INFORMATION SUPPLIED:
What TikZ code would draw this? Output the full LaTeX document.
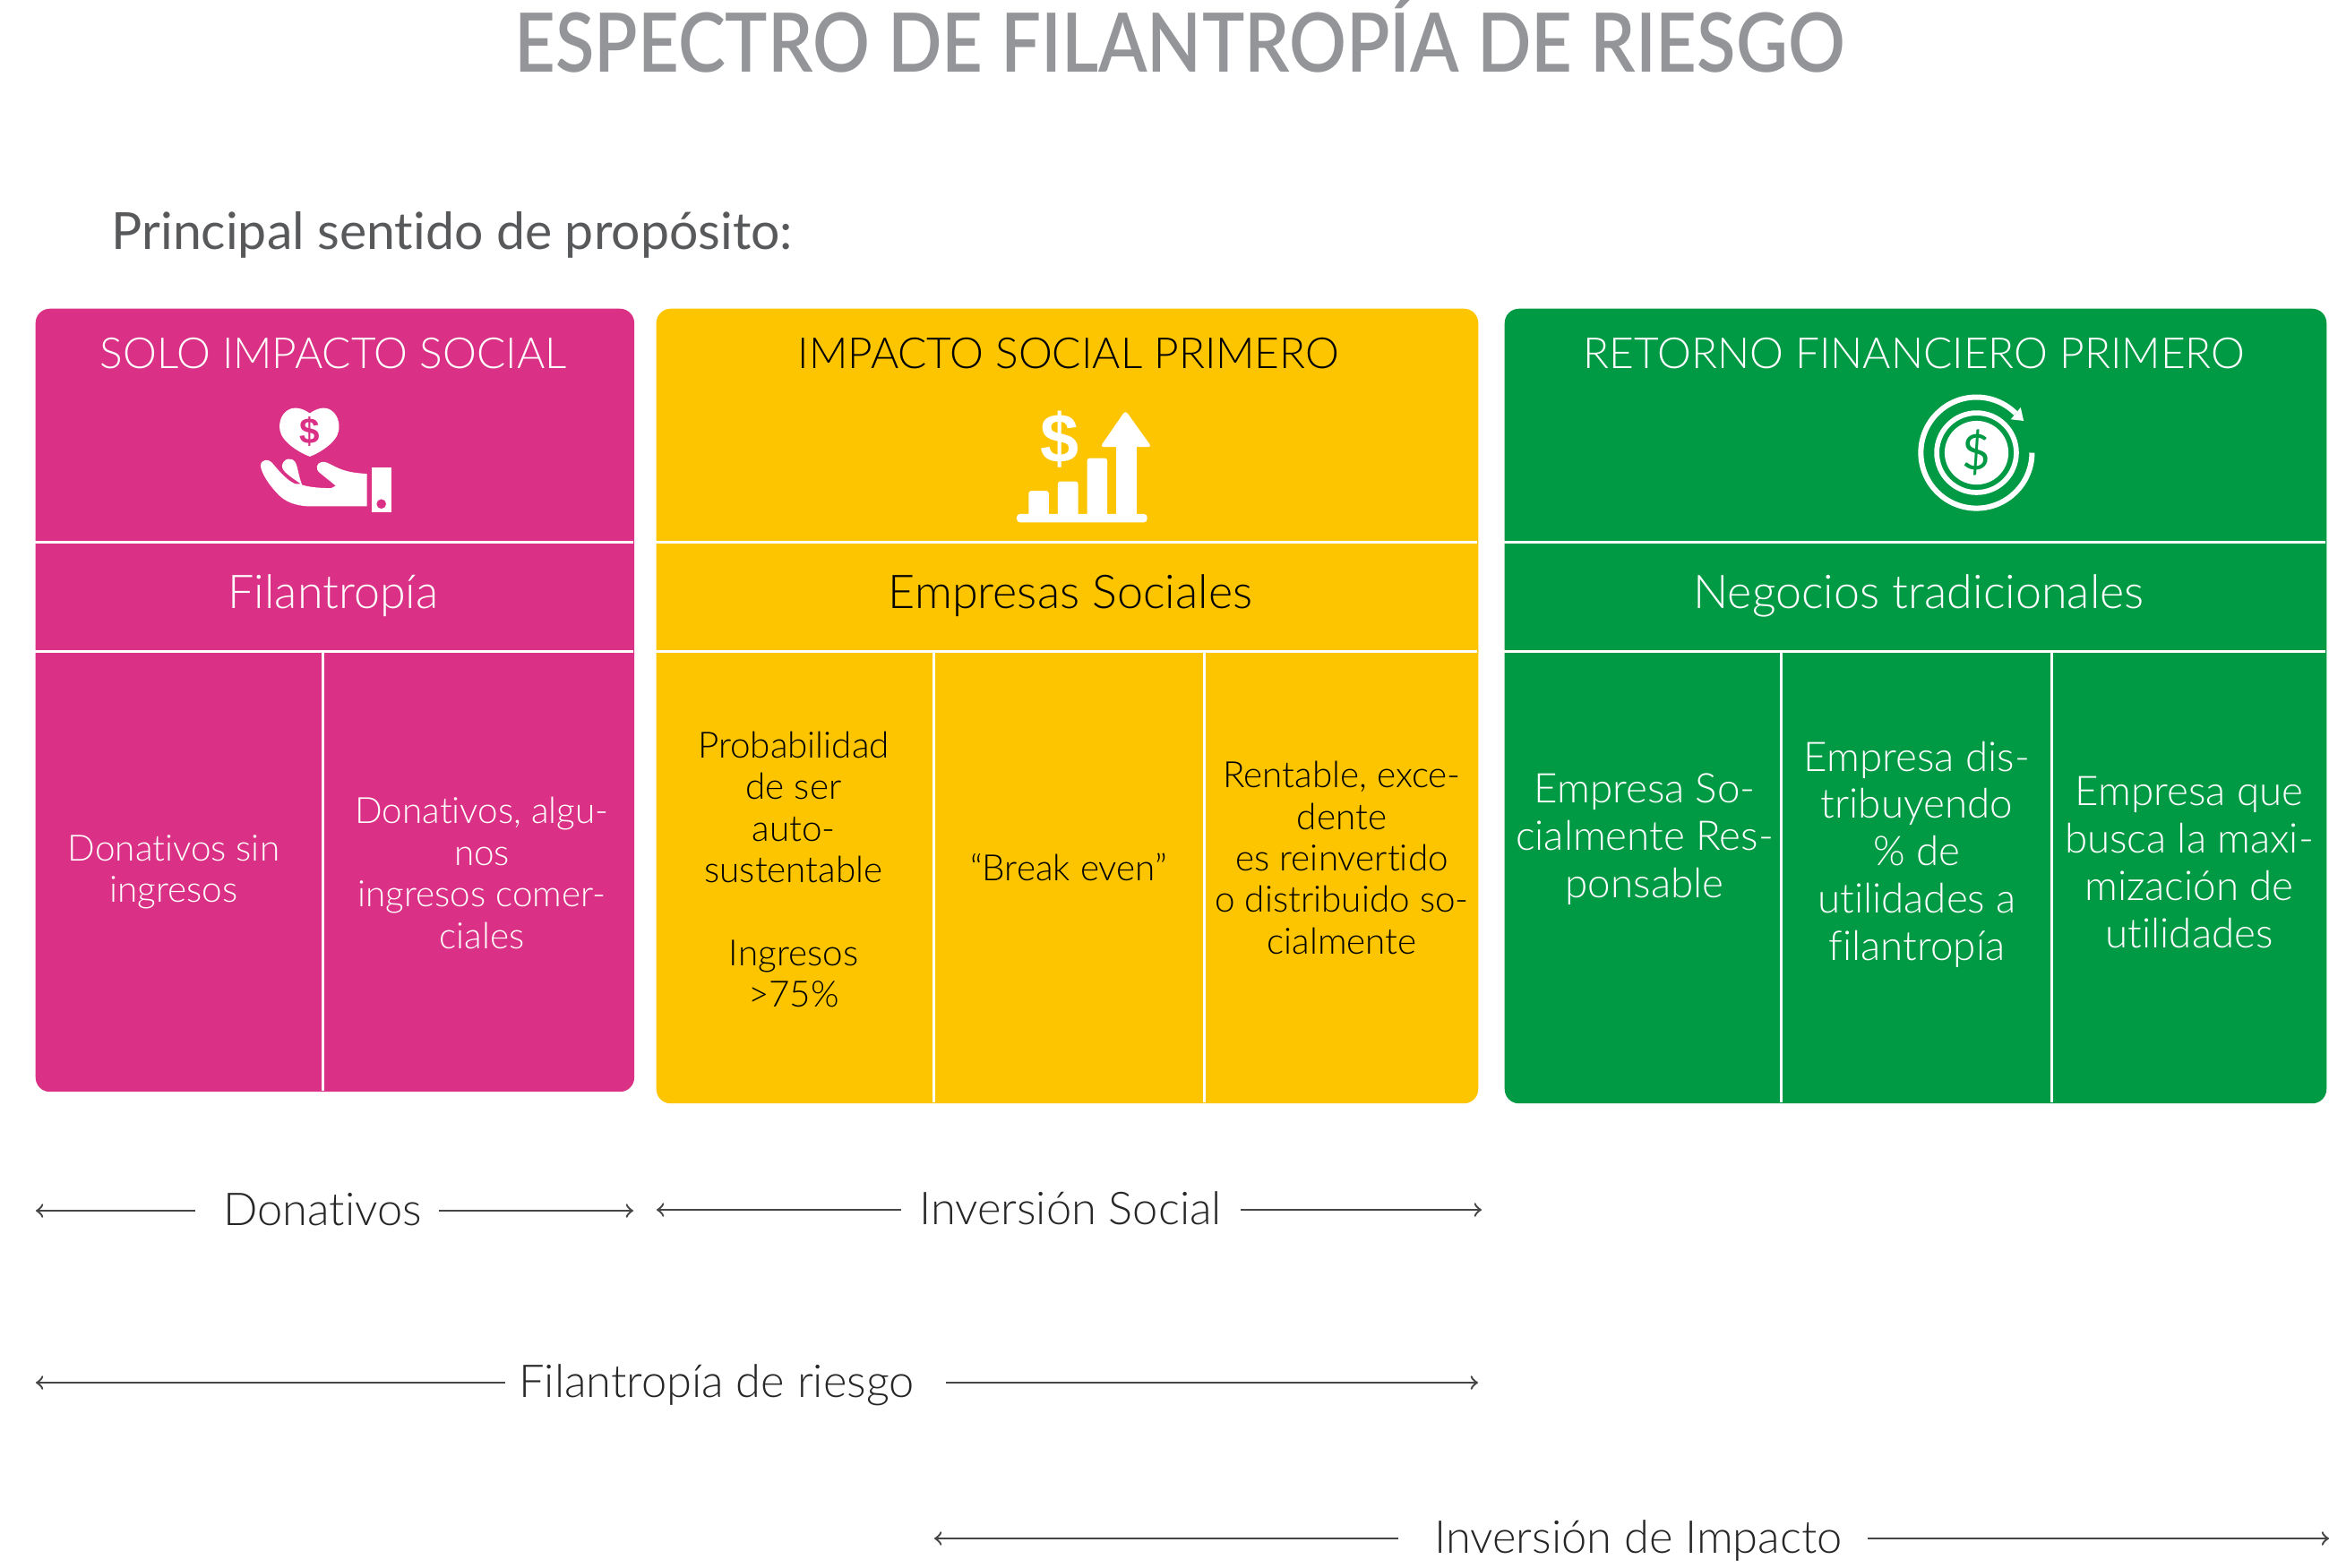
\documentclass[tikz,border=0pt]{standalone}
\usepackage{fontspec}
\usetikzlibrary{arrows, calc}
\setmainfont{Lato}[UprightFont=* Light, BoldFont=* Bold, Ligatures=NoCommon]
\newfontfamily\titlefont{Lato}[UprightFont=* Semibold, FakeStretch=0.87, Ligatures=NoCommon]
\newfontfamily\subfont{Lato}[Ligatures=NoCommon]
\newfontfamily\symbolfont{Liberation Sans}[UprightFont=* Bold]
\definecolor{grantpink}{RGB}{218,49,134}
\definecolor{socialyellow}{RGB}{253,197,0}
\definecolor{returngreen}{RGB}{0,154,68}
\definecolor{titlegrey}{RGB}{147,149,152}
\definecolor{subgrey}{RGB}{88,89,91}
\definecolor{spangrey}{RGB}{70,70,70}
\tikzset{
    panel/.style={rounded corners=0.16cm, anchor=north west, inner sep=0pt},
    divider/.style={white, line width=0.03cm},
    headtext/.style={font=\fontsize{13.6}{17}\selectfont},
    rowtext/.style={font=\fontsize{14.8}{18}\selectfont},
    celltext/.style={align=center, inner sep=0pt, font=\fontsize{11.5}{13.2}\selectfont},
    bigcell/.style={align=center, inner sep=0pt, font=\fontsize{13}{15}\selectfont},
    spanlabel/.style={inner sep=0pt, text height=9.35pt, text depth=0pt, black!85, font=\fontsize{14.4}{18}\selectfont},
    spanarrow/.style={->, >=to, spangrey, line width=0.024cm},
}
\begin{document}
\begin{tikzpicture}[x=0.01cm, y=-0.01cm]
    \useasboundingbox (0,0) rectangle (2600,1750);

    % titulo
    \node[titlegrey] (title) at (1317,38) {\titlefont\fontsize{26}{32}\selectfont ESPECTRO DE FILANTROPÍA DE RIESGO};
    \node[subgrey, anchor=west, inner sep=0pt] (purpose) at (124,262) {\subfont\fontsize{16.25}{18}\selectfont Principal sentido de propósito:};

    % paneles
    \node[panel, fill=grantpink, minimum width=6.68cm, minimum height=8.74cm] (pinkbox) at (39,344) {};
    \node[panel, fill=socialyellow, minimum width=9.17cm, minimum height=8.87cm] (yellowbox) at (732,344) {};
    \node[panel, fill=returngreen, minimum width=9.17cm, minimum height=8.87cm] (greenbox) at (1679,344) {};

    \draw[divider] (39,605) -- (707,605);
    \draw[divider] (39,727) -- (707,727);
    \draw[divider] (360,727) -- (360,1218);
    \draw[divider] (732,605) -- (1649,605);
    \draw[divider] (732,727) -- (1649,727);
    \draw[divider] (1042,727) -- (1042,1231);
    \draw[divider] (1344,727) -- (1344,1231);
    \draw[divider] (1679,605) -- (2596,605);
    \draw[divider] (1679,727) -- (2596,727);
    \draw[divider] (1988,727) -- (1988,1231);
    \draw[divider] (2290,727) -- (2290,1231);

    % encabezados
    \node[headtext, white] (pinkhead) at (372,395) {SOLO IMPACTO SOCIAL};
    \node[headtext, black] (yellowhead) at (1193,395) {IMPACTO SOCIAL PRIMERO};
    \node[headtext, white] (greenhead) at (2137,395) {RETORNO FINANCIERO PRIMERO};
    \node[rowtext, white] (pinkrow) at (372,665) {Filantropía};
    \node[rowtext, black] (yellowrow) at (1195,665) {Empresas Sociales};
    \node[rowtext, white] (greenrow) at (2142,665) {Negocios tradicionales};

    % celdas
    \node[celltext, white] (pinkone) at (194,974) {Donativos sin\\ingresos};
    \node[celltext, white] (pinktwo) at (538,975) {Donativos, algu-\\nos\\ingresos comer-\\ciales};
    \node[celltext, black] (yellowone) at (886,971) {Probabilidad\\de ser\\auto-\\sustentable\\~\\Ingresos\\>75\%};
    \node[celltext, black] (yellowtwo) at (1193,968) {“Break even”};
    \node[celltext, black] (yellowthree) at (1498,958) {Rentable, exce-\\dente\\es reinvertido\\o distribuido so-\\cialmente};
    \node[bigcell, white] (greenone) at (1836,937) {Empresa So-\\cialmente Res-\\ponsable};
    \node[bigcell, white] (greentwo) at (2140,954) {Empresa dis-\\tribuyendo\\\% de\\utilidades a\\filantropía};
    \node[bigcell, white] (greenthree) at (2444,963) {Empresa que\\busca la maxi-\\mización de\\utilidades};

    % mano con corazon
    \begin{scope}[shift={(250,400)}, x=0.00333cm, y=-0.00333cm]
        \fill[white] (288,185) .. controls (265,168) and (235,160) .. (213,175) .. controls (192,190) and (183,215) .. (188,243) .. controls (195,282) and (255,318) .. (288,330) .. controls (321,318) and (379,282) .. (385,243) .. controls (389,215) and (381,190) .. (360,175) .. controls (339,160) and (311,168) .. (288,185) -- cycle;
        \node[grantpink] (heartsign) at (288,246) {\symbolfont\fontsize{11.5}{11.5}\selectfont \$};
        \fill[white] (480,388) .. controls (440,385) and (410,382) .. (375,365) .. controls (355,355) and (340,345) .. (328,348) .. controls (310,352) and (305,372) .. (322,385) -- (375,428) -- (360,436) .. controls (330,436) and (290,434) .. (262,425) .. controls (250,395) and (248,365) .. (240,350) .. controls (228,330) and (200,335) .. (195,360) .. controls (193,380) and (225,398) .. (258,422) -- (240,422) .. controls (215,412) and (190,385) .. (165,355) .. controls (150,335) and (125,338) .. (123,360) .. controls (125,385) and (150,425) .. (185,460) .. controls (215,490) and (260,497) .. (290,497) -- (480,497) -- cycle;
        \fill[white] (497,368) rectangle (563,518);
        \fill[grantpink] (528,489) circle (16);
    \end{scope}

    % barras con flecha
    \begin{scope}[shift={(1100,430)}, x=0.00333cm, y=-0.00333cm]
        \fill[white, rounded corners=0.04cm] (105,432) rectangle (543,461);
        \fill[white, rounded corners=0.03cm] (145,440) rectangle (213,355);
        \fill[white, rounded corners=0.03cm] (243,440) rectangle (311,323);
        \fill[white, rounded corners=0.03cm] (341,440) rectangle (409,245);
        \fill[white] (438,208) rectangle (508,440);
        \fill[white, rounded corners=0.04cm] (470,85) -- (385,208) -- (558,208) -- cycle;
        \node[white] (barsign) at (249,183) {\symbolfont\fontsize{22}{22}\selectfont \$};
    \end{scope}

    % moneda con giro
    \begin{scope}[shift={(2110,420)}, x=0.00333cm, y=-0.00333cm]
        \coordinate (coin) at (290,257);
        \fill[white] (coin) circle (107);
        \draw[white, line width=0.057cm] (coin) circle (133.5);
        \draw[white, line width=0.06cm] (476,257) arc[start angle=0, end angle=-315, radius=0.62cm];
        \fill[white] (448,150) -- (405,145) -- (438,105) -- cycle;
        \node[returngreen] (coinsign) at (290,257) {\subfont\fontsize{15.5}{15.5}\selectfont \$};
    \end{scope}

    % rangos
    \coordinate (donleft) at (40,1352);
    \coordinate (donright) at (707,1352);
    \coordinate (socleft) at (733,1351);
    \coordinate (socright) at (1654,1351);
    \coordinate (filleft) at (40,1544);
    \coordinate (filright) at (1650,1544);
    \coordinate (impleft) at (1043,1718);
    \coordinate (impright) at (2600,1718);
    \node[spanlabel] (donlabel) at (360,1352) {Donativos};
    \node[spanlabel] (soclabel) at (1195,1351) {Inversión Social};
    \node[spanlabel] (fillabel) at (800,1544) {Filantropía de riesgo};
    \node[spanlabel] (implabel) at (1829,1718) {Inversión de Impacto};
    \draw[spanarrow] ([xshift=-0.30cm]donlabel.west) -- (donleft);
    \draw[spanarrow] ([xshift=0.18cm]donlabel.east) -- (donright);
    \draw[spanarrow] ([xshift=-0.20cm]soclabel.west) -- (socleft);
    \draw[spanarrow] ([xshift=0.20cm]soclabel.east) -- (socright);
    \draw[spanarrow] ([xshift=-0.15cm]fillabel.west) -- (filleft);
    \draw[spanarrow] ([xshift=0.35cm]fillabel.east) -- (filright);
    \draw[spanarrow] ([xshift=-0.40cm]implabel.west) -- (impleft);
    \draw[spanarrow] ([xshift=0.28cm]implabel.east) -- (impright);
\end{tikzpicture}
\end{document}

PROBLEM TO WORK ON: Every line from the start of the listing above through the line with "minimum height=8.87cm] (greenbox)" should be repeated exactly; skip the pictures and add nothing else.

OUTPUT OF THE EXERCISE:
What TikZ code would draw this? Output the full LaTeX document.
\documentclass[tikz,border=0pt]{standalone}
\usepackage{fontspec}
\usetikzlibrary{arrows, calc}
\setmainfont{Lato}[UprightFont=* Light, BoldFont=* Bold, Ligatures=NoCommon]
\newfontfamily\titlefont{Lato}[UprightFont=* Semibold, FakeStretch=0.87, Ligatures=NoCommon]
\newfontfamily\subfont{Lato}[Ligatures=NoCommon]
\newfontfamily\symbolfont{Liberation Sans}[UprightFont=* Bold]
\definecolor{grantpink}{RGB}{218,49,134}
\definecolor{socialyellow}{RGB}{253,197,0}
\definecolor{returngreen}{RGB}{0,154,68}
\definecolor{titlegrey}{RGB}{147,149,152}
\definecolor{subgrey}{RGB}{88,89,91}
\definecolor{spangrey}{RGB}{70,70,70}
\tikzset{
    panel/.style={rounded corners=0.16cm, anchor=north west, inner sep=0pt},
    divider/.style={white, line width=0.03cm},
    headtext/.style={font=\fontsize{13.6}{17}\selectfont},
    rowtext/.style={font=\fontsize{14.8}{18}\selectfont},
    celltext/.style={align=center, inner sep=0pt, font=\fontsize{11.5}{13.2}\selectfont},
    bigcell/.style={align=center, inner sep=0pt, font=\fontsize{13}{15}\selectfont},
    spanlabel/.style={inner sep=0pt, text height=9.35pt, text depth=0pt, black!85, font=\fontsize{14.4}{18}\selectfont},
    spanarrow/.style={->, >=to, spangrey, line width=0.024cm},
}
\begin{document}
\begin{tikzpicture}[x=0.01cm, y=-0.01cm]
    \useasboundingbox (0,0) rectangle (2600,1750);

    % titulo
    \node[titlegrey] (title) at (1317,38) {\titlefont\fontsize{26}{32}\selectfont ESPECTRO DE FILANTROPÍA DE RIESGO};
    \node[subgrey, anchor=west, inner sep=0pt] (purpose) at (124,262) {\subfont\fontsize{16.25}{18}\selectfont Principal sentido de propósito:};

    % paneles
    \node[panel, fill=grantpink, minimum width=6.68cm, minimum height=8.74cm] (pinkbox) at (39,344) {};
    \node[panel, fill=socialyellow, minimum width=9.17cm, minimum height=8.87cm] (yellowbox) at (732,344) {};
    \node[panel, fill=returngreen, minimum width=9.17cm, minimum height=8.87cm] (greenbox) at (1679,344) {};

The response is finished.